You are not looking for a perfect dataset. You are mapping the equity dimensions you will monitor and the protected groups you will test against. This takes 4-6 weeks. The output is a ranked list: which learning use cases carry the highest equity risk if they fail? Which have the cleanest outcome data? Which do educators care most about?
Pick the highest-stakes one — usually core math or English literacy — and co-design the model with a cohort of teachers. You build the knowledge-tracing architecture together. You bake in the conditioning variables that matter in your district. You set the equity floor based on your aspirations, not your current gaps. You test against each protected group. You pilot with educators watching, tuned to catch where the system fails to understand their students. Done well, the same copilots can give those educators back hours each week — roughly five per teacher — by handling explanations and lesson scaffolding while oversight stays in human hands.

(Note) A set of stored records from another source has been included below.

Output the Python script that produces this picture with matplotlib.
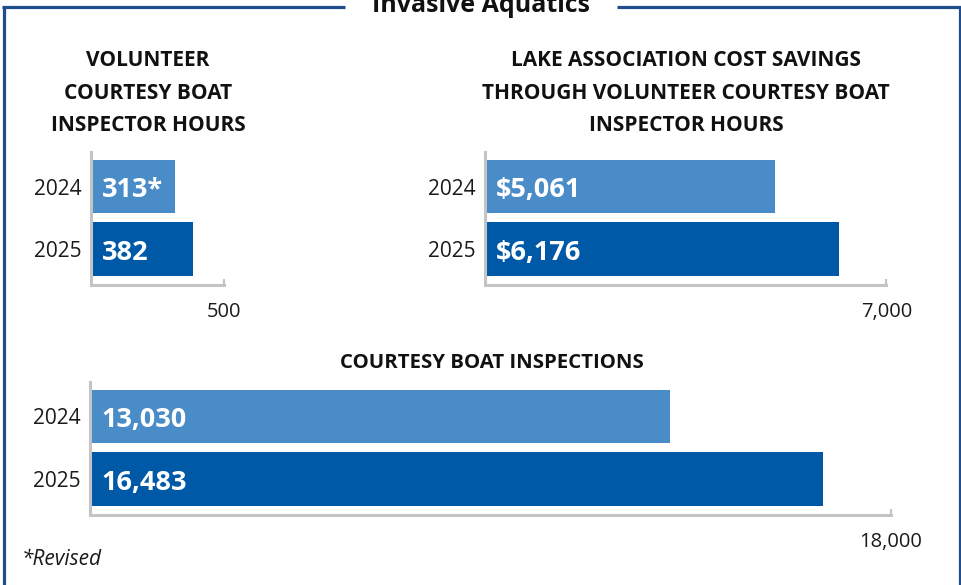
import matplotlib
matplotlib.use('Agg')
import matplotlib.pyplot as plt
from matplotlib.lines import Line2D

# ---------------- data ----------------
years = ['2024', '2025']
volunteer_hours = [313, 382]
hours_notes = ['*', '']
cost_savings = [5061, 6176]
inspections = [13030, 16483]
hours_axis_max = 500
savings_axis_max = 7000
inspections_axis_max = 18000

main_title = 'Invasive Aquatics'
title_hours = ['VOLUNTEER', 'COURTESY BOAT', 'INSPECTOR HOURS']
title_savings = ['LAKE ASSOCIATION COST SAVINGS',
                 'THROUGH VOLUNTEER COURTESY BOAT', 'INSPECTOR HOURS']
title_inspections = ['COURTESY BOAT INSPECTIONS']
footnote = '*Revised'

# ---------------- style ----------------
plt.rcParams['font.family'] = ['Open Sans', 'DejaVu Sans']
W, H = 962, 585
LIGHT = '#4a8cc8'
DARK = '#0059a6'
GRID = '#c4c4c4'
BORDER = '#1f4e8c'
TXT = '#1a1a1a'

fig = plt.figure(figsize=(W / 100, H / 100), dpi=100)


def fx(px):
    return px / W


def fy(py):
    return 1 - py / H


def px_axes(left, right, top, bottom):
    return fig.add_axes([fx(left), fy(bottom), (right - left) / W, (bottom - top) / H])


def draw_chart(ax, values, labels, vmax):
    ax.barh(range(len(values)), values, height=0.86, color=[LIGHT, DARK], zorder=1)
    ax.set_xlim(0, vmax)
    ax.set_ylim(1.576, -0.552)
    for s in ('top', 'right'):
        ax.spines[s].set_visible(False)
    for s in ('left', 'bottom'):
        ax.spines[s].set_color(GRID)
        ax.spines[s].set_linewidth(2.2)
    ax.set_yticks(range(len(values)), years)
    ax.tick_params(axis='y', length=0, pad=7, labelsize=15, labelcolor=TXT)
    ax.set_xticks([vmax], [f'{vmax:,}'])
    ax.tick_params(axis='x', direction='in', length=4.5, width=1.6, color=GRID,
                   pad=12, labelsize=14.5, labelcolor=TXT)
    for i, lab in enumerate(labels):
        ax.annotate(lab, xy=(0, i), xytext=(8, -7.8), textcoords='offset points',
                    ha='left', va='baseline', color='white', fontsize=19.5,
                    fontweight='bold', zorder=3)
    ax.set_facecolor('none')


# chart 1: volunteer hours
ax1 = px_axes(91, 91 + 0.2668 * hours_axis_max, 152, 285)
draw_chart(ax1, volunteer_hours,
           [f'{v:,}{n}' for v, n in zip(volunteer_hours, hours_notes)], hours_axis_max)

# chart 2: cost savings
ax2 = px_axes(485, 485 + 0.05733 * savings_axis_max, 152, 285)
draw_chart(ax2, cost_savings, [f'${v:,}' for v in cost_savings], savings_axis_max)

# chart 3: inspections
ax3 = px_axes(90, 90 + 0.04449 * inspections_axis_max, 382, 515)
draw_chart(ax3, inspections, [f'{v:,}' for v in inspections], inspections_axis_max)

# titles
for line, base in zip(title_hours, [66, 98.5, 131]):
    fig.text(fx(148), fy(base), line, ha='center', va='baseline', fontsize=15,
             fontweight='bold', color='#111111')
for line, base in zip(title_savings, [66, 98.5, 131]):
    fig.text(fx(686), fy(base), line, ha='center', va='baseline', fontsize=15,
             fontweight='bold', color='#111111')
for line, base in zip(title_inspections, [368]):
    fig.text(fx(491.5), fy(base), line, ha='center', va='baseline', fontsize=14.7,
             fontweight='bold', color='#111111')

fig.text(fx(481), fy(11.5), main_title, ha='center', va='baseline', fontsize=18,
         fontweight='bold', color='#111111')

fig.text(fx(22), fy(565), footnote, ha='left', va='baseline', fontsize=15,
         fontstyle='italic', color=TXT)

# border frame
lw = 2.3
def fline(xs, ys):
    fig.add_artist(Line2D([fx(x) for x in xs], [fy(y) for y in ys], color=BORDER,
                          lw=lw, solid_capstyle='butt', transform=fig.transFigure))

fline([3.5, 3.5], [6, 590])
fline([2.3, 345], [7, 7])
fline([617, 962], [7, 7])
fline([960.5, 960.5], [6, 590])

fig.savefig('out.png', dpi=100, facecolor='white')
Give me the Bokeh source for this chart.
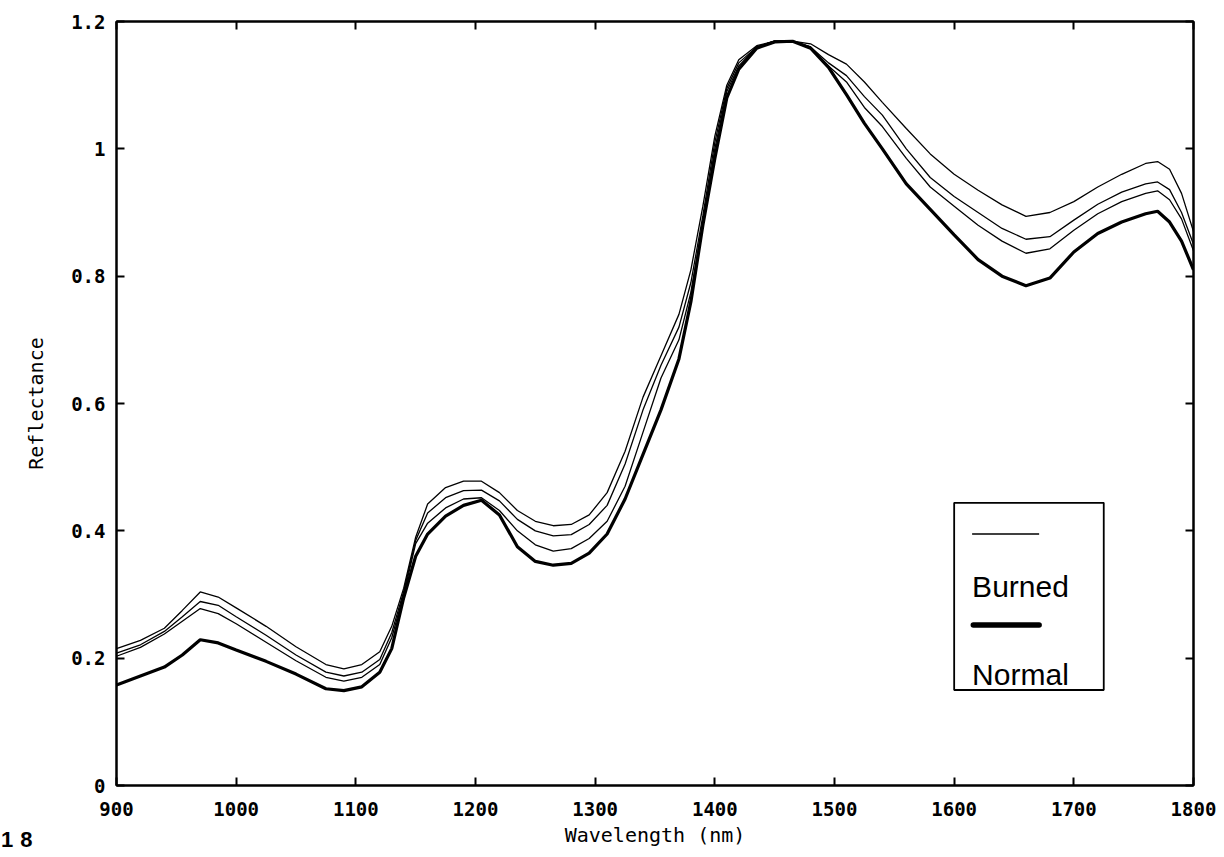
from bokeh.plotting import figure
from bokeh.layouts import column
from bokeh.models import (LinearAxis, FixedTicker, CustomJSTickFormatter, BoxAnnotation,
                          Label, Range1d, Div)
from bokeh.embed import file_html
from bokeh.resources import INLINE

# ---- data ----
wavelength = [900, 920, 940, 955, 970, 985, 1000, 1025, 1050, 1075, 1090, 1105, 1120, 1130,
              1140, 1150, 1160, 1175, 1190, 1205, 1220, 1235, 1250, 1265, 1280, 1295, 1310,
              1325, 1340, 1355, 1370, 1380, 1390, 1400, 1410, 1420, 1435, 1450, 1465, 1480,
              1495, 1510, 1525, 1540, 1560, 1580, 1600, 1620, 1640, 1660, 1680, 1700, 1720,
              1740, 1760, 1770, 1780, 1790, 1800]

normal = [0.158, 0.172, 0.186, 0.205, 0.229, 0.224, 0.213, 0.195, 0.175, 0.152, 0.149, 0.155,
          0.178, 0.215, 0.295, 0.360, 0.395, 0.423, 0.440, 0.448, 0.425, 0.375, 0.352, 0.346,
          0.349, 0.365, 0.395, 0.450, 0.520, 0.590, 0.670, 0.760, 0.880, 0.985, 1.080, 1.125,
          1.158, 1.168, 1.169, 1.158, 1.128, 1.085, 1.040, 1.000, 0.945, 0.905, 0.865, 0.826,
          0.800, 0.785, 0.797, 0.838, 0.867, 0.885, 0.898, 0.902, 0.885, 0.855, 0.810]

burned_1 = [0.215, 0.228, 0.247, 0.275, 0.304, 0.296, 0.279, 0.250, 0.218, 0.190, 0.183, 0.190,
            0.210, 0.250, 0.310, 0.390, 0.442, 0.468, 0.478, 0.478, 0.460, 0.432, 0.415, 0.408,
            0.410, 0.425, 0.460, 0.525, 0.610, 0.675, 0.740, 0.810, 0.910, 1.020, 1.100, 1.140,
            1.162, 1.169, 1.169, 1.165, 1.148, 1.133, 1.105, 1.073, 1.032, 0.992, 0.960, 0.935,
            0.912, 0.894, 0.900, 0.917, 0.940, 0.960, 0.977, 0.980, 0.968, 0.930, 0.870]

burned_2 = [0.208, 0.221, 0.242, 0.265, 0.289, 0.283, 0.265, 0.236, 0.205, 0.178, 0.172, 0.178,
            0.198, 0.240, 0.305, 0.385, 0.428, 0.452, 0.463, 0.464, 0.447, 0.418, 0.400, 0.392,
            0.394, 0.410, 0.440, 0.505, 0.590, 0.660, 0.720, 0.790, 0.895, 1.010, 1.095, 1.135,
            1.160, 1.169, 1.169, 1.160, 1.135, 1.115, 1.082, 1.053, 1.000, 0.955, 0.925, 0.900,
            0.875, 0.858, 0.862, 0.888, 0.913, 0.932, 0.945, 0.948, 0.936, 0.900, 0.850]

burned_3 = [0.203, 0.217, 0.238, 0.258, 0.278, 0.270, 0.254, 0.225, 0.196, 0.170, 0.164, 0.170,
            0.190, 0.232, 0.300, 0.380, 0.412, 0.436, 0.450, 0.452, 0.432, 0.400, 0.378, 0.368,
            0.372, 0.388, 0.415, 0.470, 0.555, 0.640, 0.700, 0.775, 0.885, 1.000, 1.090, 1.130,
            1.160, 1.169, 1.169, 1.160, 1.130, 1.105, 1.065, 1.035, 0.985, 0.940, 0.910, 0.880,
            0.855, 0.836, 0.843, 0.872, 0.898, 0.917, 0.930, 0.934, 0.920, 0.890, 0.840]

x_ticks = [900, 1000, 1100, 1200, 1300, 1400, 1500, 1600, 1700, 1800]
y_ticks = [0, 0.2, 0.4, 0.6, 0.8, 1.0, 1.2]

# ---- figure ----
TICK_FONT = "DejaVu Sans Mono"
p = figure(width=1216, height=849, output_backend="svg", toolbar_location=None,
           x_range=Range1d(900, 1800), y_range=Range1d(0, 1.2),
           min_border_left=116, min_border_top=21, min_border_right=23, min_border_bottom=62,
           x_axis_label="Wavelength (nm)", y_axis_label="Reflectance")
p.xgrid.visible = False
p.ygrid.visible = False
p.outline_line_color = "black"
p.outline_line_width = 2
p.background_fill_color = "white"
p.border_fill_color = "white"

ylab = CustomJSTickFormatter(code="var s = tick.toFixed(1); return s.endsWith('.0') ? s.slice(0, -2) : s;")
blank = CustomJSTickFormatter(code="return '';")

for ax in p.xaxis:
    ax.ticker = FixedTicker(ticks=x_ticks)
for ax in p.yaxis:
    ax.ticker = FixedTicker(ticks=y_ticks)
    ax.formatter = ylab

for ax in list(p.xaxis) + list(p.yaxis):
    ax.major_tick_in = 8
    ax.major_tick_out = 0
    ax.minor_tick_in = 0
    ax.minor_tick_out = 0
    ax.axis_line_width = 2
    ax.major_tick_line_width = 2
    ax.major_label_text_font = TICK_FONT
    ax.major_label_text_font_style = "bold"
    ax.major_label_text_font_size = "19px"
    ax.major_label_text_color = "black"
    ax.axis_label_text_font = TICK_FONT
    ax.axis_label_text_font_style = "normal"
    ax.axis_label_text_font_size = "20px"
    ax.axis_label_text_color = "black"

p.xaxis.major_label_standoff = 16
p.xaxis.axis_label_standoff = 4
p.yaxis.major_label_standoff = 11
p.yaxis.axis_label_standoff = 20

top_axis = LinearAxis(ticker=FixedTicker(ticks=x_ticks), formatter=blank,
                      major_tick_in=8, major_tick_out=0, minor_tick_in=0, minor_tick_out=0,
                      axis_line_width=2, major_tick_line_width=2,
                      major_label_text_font_size="1px", major_label_standoff=0)
right_axis = LinearAxis(ticker=FixedTicker(ticks=y_ticks), formatter=blank,
                        major_tick_in=8, major_tick_out=0, minor_tick_in=0, minor_tick_out=0,
                        axis_line_width=2, major_tick_line_width=2,
                        major_label_text_font_size="1px", major_label_standoff=0)
p.add_layout(top_axis, "above")
p.add_layout(right_axis, "right")

# ---- legend box (drawn under the glyphs) ----
p.add_layout(BoxAnnotation(left=1600, right=1725, bottom=0.150, top=0.444,
                           fill_color="white", fill_alpha=1.0,
                           line_color="black", line_alpha=1.0, line_width=1.8,
                           level="underlay"))

# ---- curves ----
for series in (burned_1, burned_2, burned_3):
    p.line(wavelength, series, line_color="black", line_width=1.3)
p.line(wavelength, normal, line_color="black", line_width=3.2)

# ---- legend samples and texts ----
p.segment(x0=[1615], y0=[0.395], x1=[1671], y1=[0.395], line_color="black", line_width=1.4)
p.segment(x0=[1616], y0=[0.252], x1=[1671], y1=[0.252], line_color="black", line_width=5.5,
          line_cap="round")
p.add_layout(Label(x=1615, y=0.312, text="Burned", text_font="Liberation Sans",
                   text_font_size="30px", text_color="black", text_baseline="alphabetic"))
p.add_layout(Label(x=1615, y=0.174, text="Normal", text_font="Liberation Sans",
                   text_font_size="30px", text_color="black", text_baseline="alphabetic"))

# ---- figure number, drawn in the page below the plot's left corner ----
fig_no = Div(text='<span style="font-family: \'Liberation Sans\', Arial, sans-serif; '
                  'font-weight: bold; font-size: 22px; letter-spacing: 7px; '
                  'line-height: 26px; color: black;">18</span>',
             width=50, height=26,
             styles={"margin-top": "-22px", "margin-left": "1px"})

layout = column(p, fig_no, spacing=0)
open("out.html", "w").write(file_html(layout, INLINE))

The audit trail starts from day one, not after launch. Every student's learning path is logged. Every teacher override is captured. Every performance metric by cohort is recorded. When you scale, you scale with evidence that the system holds fairness at the district level, and you monitor hard enough to catch disparate impact in its first week.
This is not fast. It is what takes a model from a small pilot success story to one that holds at 500,000 learners without quietly harming a subgroup. The pilot that worked for 2,000 students has to hold for 500,000 — and the only way it does is if equity, auditability, and human oversight were built into the architecture before the first classroom ever logged in.
“The gap between a pilot and a production system running at 500K+ scale is not better algorithms. It is architecture: continuous fairness monitoring, human-in-loop design, and the infrastructure to retrain before disparate impact survives undetected.”